Every once in a while I’ll order an affogato. The last few have been at a great gelato shop called Pitango just a few steps from the Baltimore Harbor in Fells Point. I’m stuck in a delicious rut: cardamom gelato with a double shot of Counter Culture’s Toscana pulled on top using a 2-group Faema. Highly recommended.
So, given my affection for this sort of treat, I read about Portola’s wafflegato* with great interest. Introduced last Friday, the lab’s clever take on the affogato was apparently a big success.
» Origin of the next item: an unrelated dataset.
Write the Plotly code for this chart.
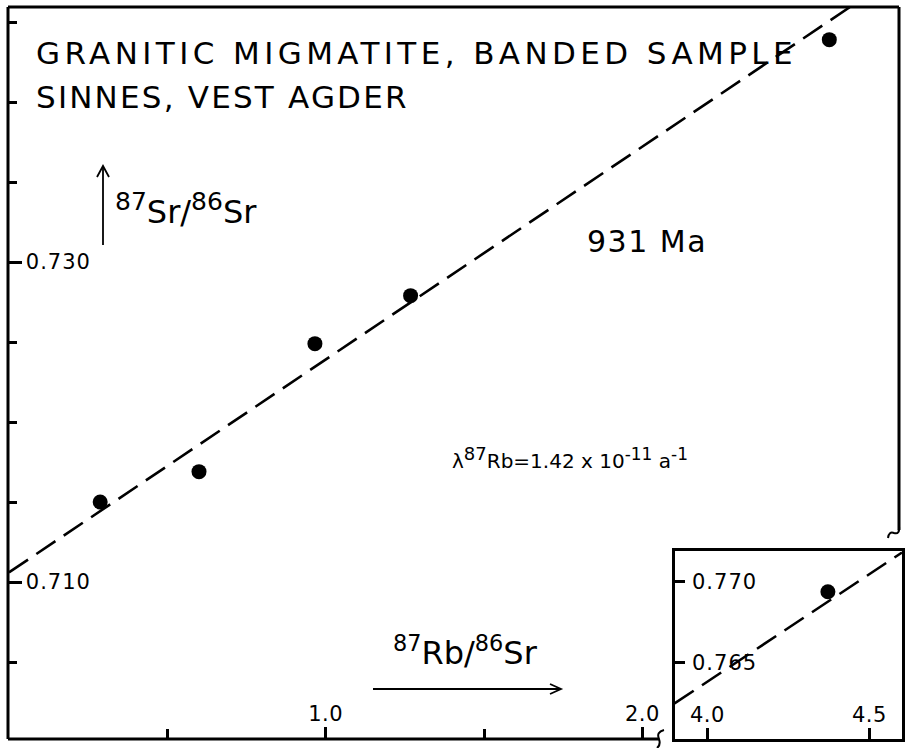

Here’s a diagram/recipe for the curious:
I think the Dauphinoise (cheese mixture) was incorporated into the gelato; feel free to correct me if I’m mistaken, Orange Countians.
Looks tasty, right? Love the addition of smoked sea salt. I’m guessing I’d use the waffle like a spoon when eating this—at least until the “spoon,” itself, had been consumed.
My impression is that variations on this theme are expected. Sounds good to me. As a self-proclaimed foodie, I’m glad to have become familiar with Portola, home of a chartreuse Slayer. The one coffee I’ve tried of theirs was well-roasted, a great “comfort food” dry-processed Brazil. I’m enjoying Portola’s quirky updates on Facebook, too.
*Note for the amateur linguists: -gato is a cranberry morpheme, i.e. part of a word (affogato, past participle of the Italian verb affogare “to drown”) that’s made to stand for the whole in new compounds despite its own semantic opacity. Other examples are cran- (cran-grape), -palooza (LEGO-palooza, salsa-palooza), -zilla (blogzilla, bridezilla), and -gate (tattoo-gate, bounty-gate). It remains to be seen whether or not -gato will ultimately become productive. I can think of a few tokens I’d like to introduce, i.e. Biscoffgato, nougato, chocogato.